Hardeep Heer, Ryan Wong, Bryan Clark - FTG Corporation
Bill Birch, Jason Furlong - PWB Interconnect Solutions Inc.

Summary


The PWB industry needs to complete reliability testing in order to define the minimum copper wrap plating thickness requirement for confirming the reliability of PTH structures. Predicting reliability must ensure that the failure mechanism is demonstrated as a wear-out failure mode because a plating wrap failure is unpredictable. The purpose of this study was to quantify the effects of various copper wrap plating thicknesses through IST testing followed by micro sectioning to determine the failure mechanism and identify the minimum copper wrap thickness required for a reliable PWB.

Minimum copper wrap plating thickness has become an even a bigger concern since designers started designing HDI products with buried vias, microvias and through filled vias all in one design. PWBs go through multiple plating cycles requiring planarization after each plating cycle to keep the surface copper to a manageable thickness for etching.

The companies started a project to study the relationship between Copper wrap plating thickness and via reliability. The project had two phases. This paper will present findings from both Phase 1 and Phase 2.

Conclusions


Phase 1 data analysis showed that as long as there is some copper wrap plating, the main reason for failure was predominantly related to copper plating thickness in the barrel and not copper wrap plated thickness. Typically the failures were a fatigue type of failure. Since no coupon could be found which had no wrap plating at all it could not be categorically concluded that vias with no copper wrap plating would have followed the same failure mode. This led to the Phase 2 study.
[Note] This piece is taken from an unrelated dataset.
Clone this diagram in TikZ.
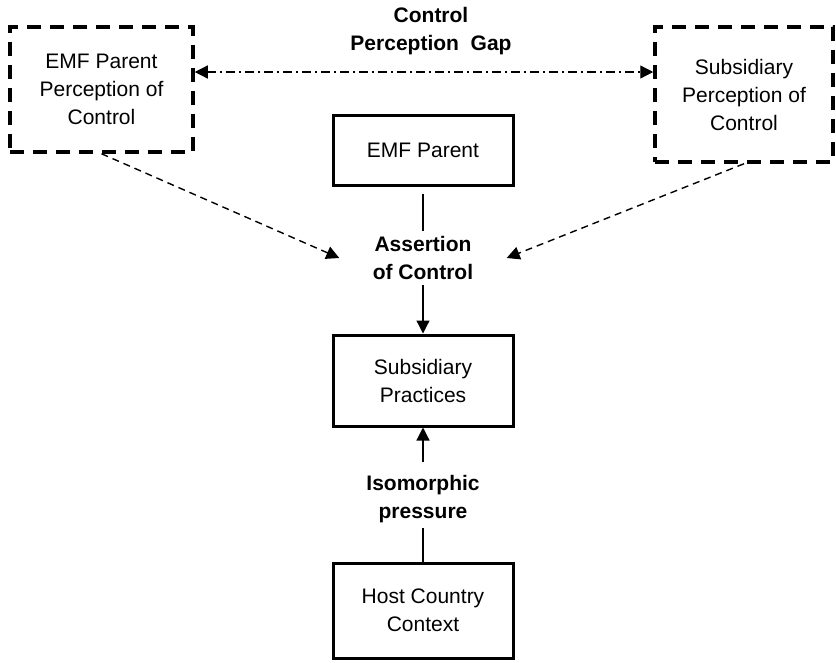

The Phase 2 study showed that if coupons had IPC 6012 (C or D) Class 2 and Class 3 copper wrap plating thickness the failure mode would likely be barrel cracking, a fatigue type of failure. This was not true for Class 1 types with no wrap. Through vias with no wrap predominantly had unpredictable (butt joint) types of failure. Some sections also showed fatigue (barrel crack) failures.

This was not true for buried vias. All three types of copper wrap plating thickness coupons for buried vias had an average of 40.0 assembly cycles to failure. Even coupons with no wrap had an average of 31.3 assembly cycles to failure. Almost all failures for buried vias were fatigue related failures.

Weibull chart analysis, resistance plots, IST cycles and micro-sections analysis showed that barrel copper plating thickness has a major influence on cycles to failure rather than the copper wrap plating thickness, PTH via size and cap plating of buried vias.

It was also observed that plated through vias failed earlier compared to buried vias. There could be two factors which could cause the earlier failure. One being the length of barrel and the second being the greater volume of via fill material, which are both affected by z-axis expansion. Lead-free assembly (2450 C) accelerated the time to failure compared to leaded assembly (2300 C).

With a high degree of confidence, it can be stated that a board with Class 2 or greater wrap plating thickness is very reliable and any failure is not likely to be because of copper wrap plating thickness.